Между прочим, один из московских гостей, приняв меня за сотрудника “ЛитАрмении”, спросил, отчего редакция не указывает своего электронного адреса, несолидно как-то. Пришлось объяснить: у нее, редакции, нету возможности подключить единственный свой компьютер к Интернету… Не могу не добавить, что в декабре “Литературной Армении” стукнуло полвека. Выступая на форуме, редактор юбиляра Альберт Налбандян философически, без эмоций констатировал: всякий раз, когда его спрашивают, уверен ли он, что готовящийся номер журнала выйдет в свет, он отрицательно качает головой.
Это приняли как должное. Ну, не станет известного журнала, ну, жалко, конечно. Зато народился новый союз, ура!
Сказать бы напоследок утешительные слова, да не смогу.

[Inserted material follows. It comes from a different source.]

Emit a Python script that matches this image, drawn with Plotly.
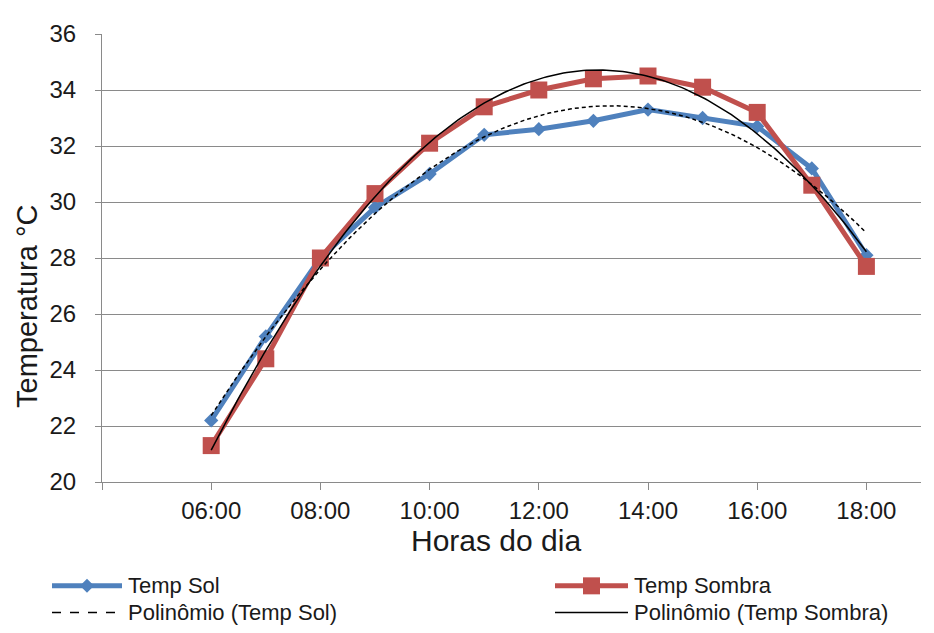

Похоже, с эпохой взаимных переводов и откликов покончено. Покойница была хороша, хоть и не без изъянов. Отрасль индустрии, каковой стало в советские годы переводческое дело, работала на цифру, блюла план. Однако помимо давно забытой дряни на свет являлось и то, чего в обозримом будущем, увы, не дождаться. Странная штука, деньги никогда не бывают лишними, но ведь их отыскивали даже во времена похуже теперешних. А “Поэзия Армении” Брюсова (1916) — громадная антология, в которой участвовали почти все крупнейшие русские поэты, — та и вовсе вышла в разгар геноцида и мировой войны! Да, в те поры не было телевидения, куда наперебой вкладываются нынешние толстосумы, но не было и трескотни про старую дружбу, неувядаемые приоритеты и т. п. Итоги прискорбны. Все, что покамест остается, медленно течет, утекает, точно вода сквозь исхудалую запруду. Минет еще десяток лет, и запас иссякнет.
1 Попутно процитирую с усмешкой Александра Кушнера: “Уж если старшим братом называть / Кого-нибудь, то брата-армянина”.